----- DATA SEGMENT
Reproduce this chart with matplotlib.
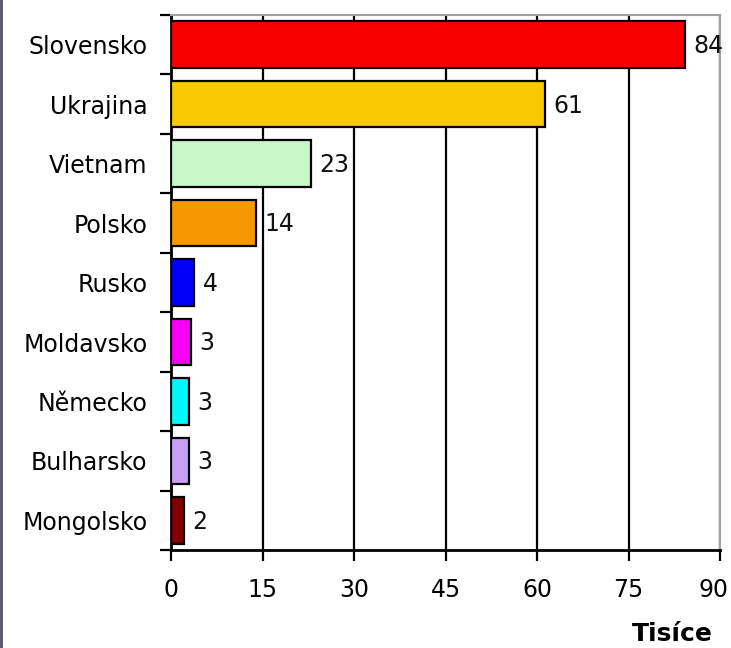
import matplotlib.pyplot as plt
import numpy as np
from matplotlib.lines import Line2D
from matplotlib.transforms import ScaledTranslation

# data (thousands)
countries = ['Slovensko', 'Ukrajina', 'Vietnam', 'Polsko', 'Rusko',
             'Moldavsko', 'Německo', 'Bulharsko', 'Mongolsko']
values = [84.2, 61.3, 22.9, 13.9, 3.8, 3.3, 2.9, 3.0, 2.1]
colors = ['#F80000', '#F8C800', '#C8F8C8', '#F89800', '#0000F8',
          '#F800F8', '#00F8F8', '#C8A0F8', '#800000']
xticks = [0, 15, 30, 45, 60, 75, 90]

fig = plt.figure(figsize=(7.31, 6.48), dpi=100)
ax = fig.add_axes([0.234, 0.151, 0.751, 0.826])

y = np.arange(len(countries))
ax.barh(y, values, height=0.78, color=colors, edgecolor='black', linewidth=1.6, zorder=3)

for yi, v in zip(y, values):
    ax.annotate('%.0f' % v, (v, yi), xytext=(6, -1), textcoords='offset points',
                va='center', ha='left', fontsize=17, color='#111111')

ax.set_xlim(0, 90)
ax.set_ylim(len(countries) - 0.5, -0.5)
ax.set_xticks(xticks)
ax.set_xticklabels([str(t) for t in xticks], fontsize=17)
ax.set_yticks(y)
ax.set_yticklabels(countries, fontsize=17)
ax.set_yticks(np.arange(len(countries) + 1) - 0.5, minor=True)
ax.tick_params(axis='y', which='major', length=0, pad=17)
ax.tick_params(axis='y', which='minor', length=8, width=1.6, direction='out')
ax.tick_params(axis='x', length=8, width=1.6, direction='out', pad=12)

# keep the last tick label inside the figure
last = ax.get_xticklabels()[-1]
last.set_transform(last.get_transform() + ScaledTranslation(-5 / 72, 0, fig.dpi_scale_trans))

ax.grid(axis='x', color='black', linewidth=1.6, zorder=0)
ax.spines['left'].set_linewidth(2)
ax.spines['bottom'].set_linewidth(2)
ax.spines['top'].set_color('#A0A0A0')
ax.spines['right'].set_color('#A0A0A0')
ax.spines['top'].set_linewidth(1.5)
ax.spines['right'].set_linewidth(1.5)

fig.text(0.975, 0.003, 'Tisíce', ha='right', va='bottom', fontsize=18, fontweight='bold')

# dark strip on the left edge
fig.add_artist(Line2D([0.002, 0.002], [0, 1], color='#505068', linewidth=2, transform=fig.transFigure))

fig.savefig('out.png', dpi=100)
----------
» WHAT IS ASKED
Transcribe the material as is, with images omitted.

» RESPONSE BELOW
Reproduce this chart with matplotlib.
import matplotlib.pyplot as plt
import numpy as np
from matplotlib.lines import Line2D
from matplotlib.transforms import ScaledTranslation

# data (thousands)
countries = ['Slovensko', 'Ukrajina', 'Vietnam', 'Polsko', 'Rusko',
             'Moldavsko', 'Německo', 'Bulharsko', 'Mongolsko']
values = [84.2, 61.3, 22.9, 13.9, 3.8, 3.3, 2.9, 3.0, 2.1]
colors = ['#F80000', '#F8C800', '#C8F8C8', '#F89800', '#0000F8',
          '#F800F8', '#00F8F8', '#C8A0F8', '#800000']
xticks = [0, 15, 30, 45, 60, 75, 90]

fig = plt.figure(figsize=(7.31, 6.48), dpi=100)
ax = fig.add_axes([0.234, 0.151, 0.751, 0.826])

y = np.arange(len(countries))
ax.barh(y, values, height=0.78, color=colors, edgecolor='black', linewidth=1.6, zorder=3)

for yi, v in zip(y, values):
    ax.annotate('%.0f' % v, (v, yi), xytext=(6, -1), textcoords='offset points',
                va='center', ha='left', fontsize=17, color='#111111')

ax.set_xlim(0, 90)
ax.set_ylim(len(countries) - 0.5, -0.5)
ax.set_xticks(xticks)
ax.set_xticklabels([str(t) for t in xticks], fontsize=17)
ax.set_yticks(y)
ax.set_yticklabels(countries, fontsize=17)
ax.set_yticks(np.arange(len(countries) + 1) - 0.5, minor=True)
ax.tick_params(axis='y', which='major', length=0, pad=17)
ax.tick_params(axis='y', which='minor', length=8, width=1.6, direction='out')
ax.tick_params(axis='x', length=8, width=1.6, direction='out', pad=12)

# keep the last tick label inside the figure
last = ax.get_xticklabels()[-1]
last.set_transform(last.get_transform() + ScaledTranslation(-5 / 72, 0, fig.dpi_scale_trans))

ax.grid(axis='x', color='black', linewidth=1.6, zorder=0)
ax.spines['left'].set_linewidth(2)
ax.spines['bottom'].set_linewidth(2)
ax.spines['top'].set_color('#A0A0A0')
ax.spines['right'].set_color('#A0A0A0')
ax.spines['top'].set_linewidth(1.5)
ax.spines['right'].set_linewidth(1.5)

fig.text(0.975, 0.003, 'Tisíce', ha='right', va='bottom', fontsize=18, fontweight='bold')

# dark strip on the left edge
fig.add_artist(Line2D([0.002, 0.002], [0, 1], color='#505068', linewidth=2, transform=fig.transFigure))

fig.savefig('out.png', dpi=100)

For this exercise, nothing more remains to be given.